Rabinovici sprach von einer „Rhetorik des Verdachts“, mit der Antisemit*innen die Investigationsinstanzen der Gegenseite überzögen, um Aufdeckungen zu delegitimieren. Die dem Vorwurf antisemitischer Äußerungen Ausgesetzten behaupten gern, das gegnerische Argument erschöpfe sich in der Unterstellung oder in unstatthaften Gleichsetzungen. Ein prominentes Beispiel für Antisemitismus verleugnenden Antisemitismus ist die sich antiisraelisch ausweisende Kampagne für einen Boykott, Desinvestitionen und Sanktionen (BDS). Sie wurde 2005 von palästinensischen Organisationen gegründet und hat von Desmond Tutu über Ken Loach bis Judith Butler Fürsprecher*innen gefunden.

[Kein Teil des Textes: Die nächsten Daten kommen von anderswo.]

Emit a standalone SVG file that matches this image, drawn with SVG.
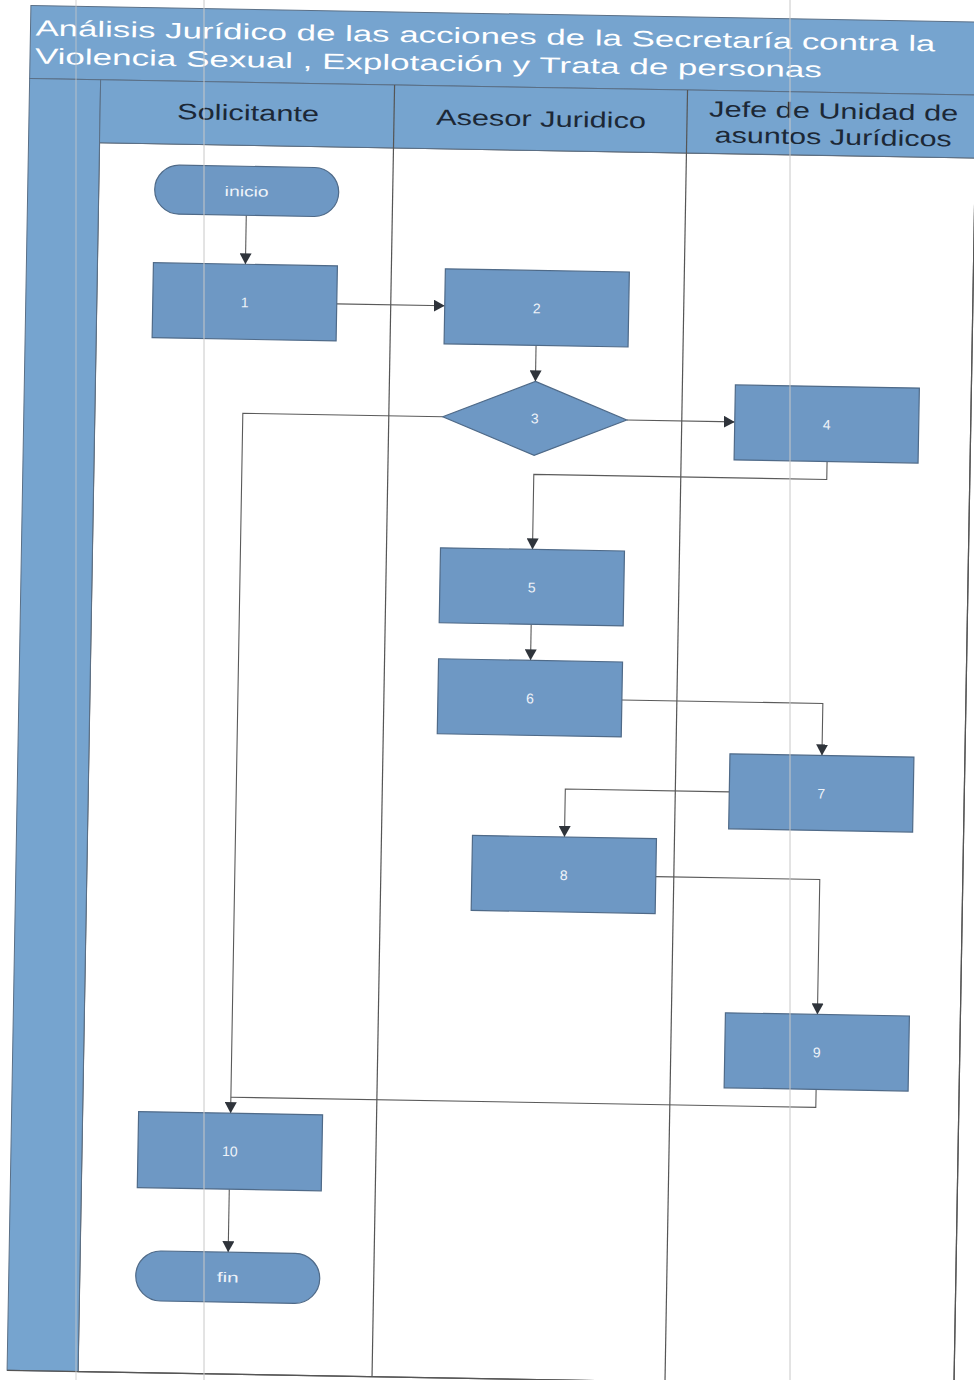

Diese Leute bezeichnen Israel als „Apartheidstaat“ und reden von „ethnischen Säuberungen“. Obwohl der BDS in allen Debattenbeiträgen auftauchte, verweigerten sich die Wissenschaftler*innen auf dem Podium einer eindeutigen Deklaration des BDS als antisemitische Kollaboration. Auch der britische Labour-Chef Jeremy Corbyn blieb als schillernde Figur im Spektrum der Satisfaktionsfähigkeit.

Dazu bald mehr. Anbei meine Buchbesprechung:

Metamorphosen des Antisemitismus

In den Aufstiegsagenturen des 19. Jahrhunderts wurden Diskriminierungskonzepte obsolet, die lange aufhaltend gewirkt hatten. Ressentiments bedurften neuer toxischer Ladungen. Die „Entzauberung“ der Welt als Fortschrittsfolge formte auch den Antisemitismus um. Marx und Rothschild mussten auf einen Nenner gebracht werden. Zurückgegriffen wurde auf das Bild vom janusköpfigen Dämon. Der Mythen-Fledderei zur Seite stellte man „quasiwissenschaftliche“ Blut- und Rasse-Erklärungen. Gerd Koenen befasst sich damit in „Mythen des 19.,20. und 21. Jahrhunderts“. Der Aufsatz gehört zu der von Christian Heilbronn, Doron Rabinovici und Natan Sznaider herausgegebenen Sammlung „Neuer Antisemitismus? - Fortsetzung einer globalen Debatte“.

Fortgesetzt wird der Debattenband „Neuer Antisemitismus - Eine globale Debatte“ aus dem Jahr 2004. Die alten Texte wurden überarbeitet. Neue sind dazugekommen. Man findet Beiträge von Omer Bartov, Ulrich Beck, Micha Brumlik, Ian Buruma, Judith Butler, Dan Diner, Daniel Jonah Goldhagen, Thomas Haury, Jeffrey Herf, Tony Judt, Gerd Koenen, Matthias Küntzel, Antony Lerman, Andrei Markovits, Michael Walzer, Robert Wistrich und Moshe Zimmermann.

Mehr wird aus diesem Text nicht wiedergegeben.